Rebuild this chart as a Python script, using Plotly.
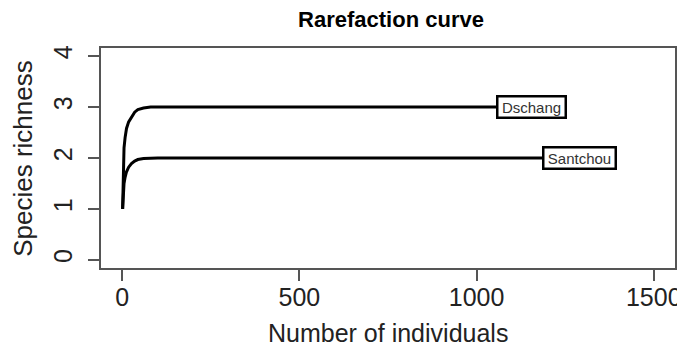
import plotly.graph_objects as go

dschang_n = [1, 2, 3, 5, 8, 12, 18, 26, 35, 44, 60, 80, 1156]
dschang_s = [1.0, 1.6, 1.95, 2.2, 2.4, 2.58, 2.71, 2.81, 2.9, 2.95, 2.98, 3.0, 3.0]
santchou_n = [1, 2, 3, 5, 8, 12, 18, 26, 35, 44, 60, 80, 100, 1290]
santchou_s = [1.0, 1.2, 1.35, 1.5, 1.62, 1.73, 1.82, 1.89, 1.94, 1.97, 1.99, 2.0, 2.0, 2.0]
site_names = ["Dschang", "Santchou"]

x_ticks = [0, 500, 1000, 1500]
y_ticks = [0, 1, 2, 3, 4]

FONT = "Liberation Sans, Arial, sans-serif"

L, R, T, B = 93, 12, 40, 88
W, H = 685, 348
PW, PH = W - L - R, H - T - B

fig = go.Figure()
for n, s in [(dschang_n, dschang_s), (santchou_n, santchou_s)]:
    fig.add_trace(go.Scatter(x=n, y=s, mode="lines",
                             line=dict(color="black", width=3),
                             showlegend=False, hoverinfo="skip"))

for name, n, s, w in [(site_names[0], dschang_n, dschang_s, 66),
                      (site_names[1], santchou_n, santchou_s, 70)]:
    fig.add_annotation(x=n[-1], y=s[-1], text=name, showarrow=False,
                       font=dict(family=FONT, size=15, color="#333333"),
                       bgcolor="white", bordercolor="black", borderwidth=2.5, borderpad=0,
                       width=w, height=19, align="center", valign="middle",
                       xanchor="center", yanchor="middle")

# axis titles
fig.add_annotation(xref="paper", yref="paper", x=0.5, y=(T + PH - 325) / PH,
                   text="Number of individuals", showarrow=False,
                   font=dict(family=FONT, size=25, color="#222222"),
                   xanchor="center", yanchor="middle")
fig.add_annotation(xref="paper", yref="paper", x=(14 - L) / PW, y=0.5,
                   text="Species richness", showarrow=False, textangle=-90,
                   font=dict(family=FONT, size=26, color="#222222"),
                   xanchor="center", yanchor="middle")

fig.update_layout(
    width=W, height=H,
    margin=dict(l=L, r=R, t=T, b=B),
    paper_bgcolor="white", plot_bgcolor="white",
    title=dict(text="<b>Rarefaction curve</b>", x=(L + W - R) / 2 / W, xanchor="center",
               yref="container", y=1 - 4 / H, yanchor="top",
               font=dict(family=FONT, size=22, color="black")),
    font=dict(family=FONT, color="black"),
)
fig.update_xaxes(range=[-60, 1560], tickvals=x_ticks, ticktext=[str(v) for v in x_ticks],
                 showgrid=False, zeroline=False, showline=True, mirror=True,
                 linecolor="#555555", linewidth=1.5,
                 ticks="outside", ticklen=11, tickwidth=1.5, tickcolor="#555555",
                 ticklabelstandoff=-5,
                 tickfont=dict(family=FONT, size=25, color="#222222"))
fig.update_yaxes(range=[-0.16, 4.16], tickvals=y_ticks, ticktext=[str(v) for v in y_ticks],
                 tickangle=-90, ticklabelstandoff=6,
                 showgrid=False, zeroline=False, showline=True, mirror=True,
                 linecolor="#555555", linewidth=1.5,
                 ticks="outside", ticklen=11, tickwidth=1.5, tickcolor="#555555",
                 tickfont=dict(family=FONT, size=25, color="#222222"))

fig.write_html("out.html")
***
PROBLEM STATEMENT —
Pictures stay out. Repeat only the lines from the beginning of the data through the line that has "y_ticks = [0, 1, 2, 3, 4]".

EXERCISE RESPONSE —
Rebuild this chart as a Python script, using Plotly.
import plotly.graph_objects as go

dschang_n = [1, 2, 3, 5, 8, 12, 18, 26, 35, 44, 60, 80, 1156]
dschang_s = [1.0, 1.6, 1.95, 2.2, 2.4, 2.58, 2.71, 2.81, 2.9, 2.95, 2.98, 3.0, 3.0]
santchou_n = [1, 2, 3, 5, 8, 12, 18, 26, 35, 44, 60, 80, 100, 1290]
santchou_s = [1.0, 1.2, 1.35, 1.5, 1.62, 1.73, 1.82, 1.89, 1.94, 1.97, 1.99, 2.0, 2.0, 2.0]
site_names = ["Dschang", "Santchou"]

x_ticks = [0, 500, 1000, 1500]
y_ticks = [0, 1, 2, 3, 4]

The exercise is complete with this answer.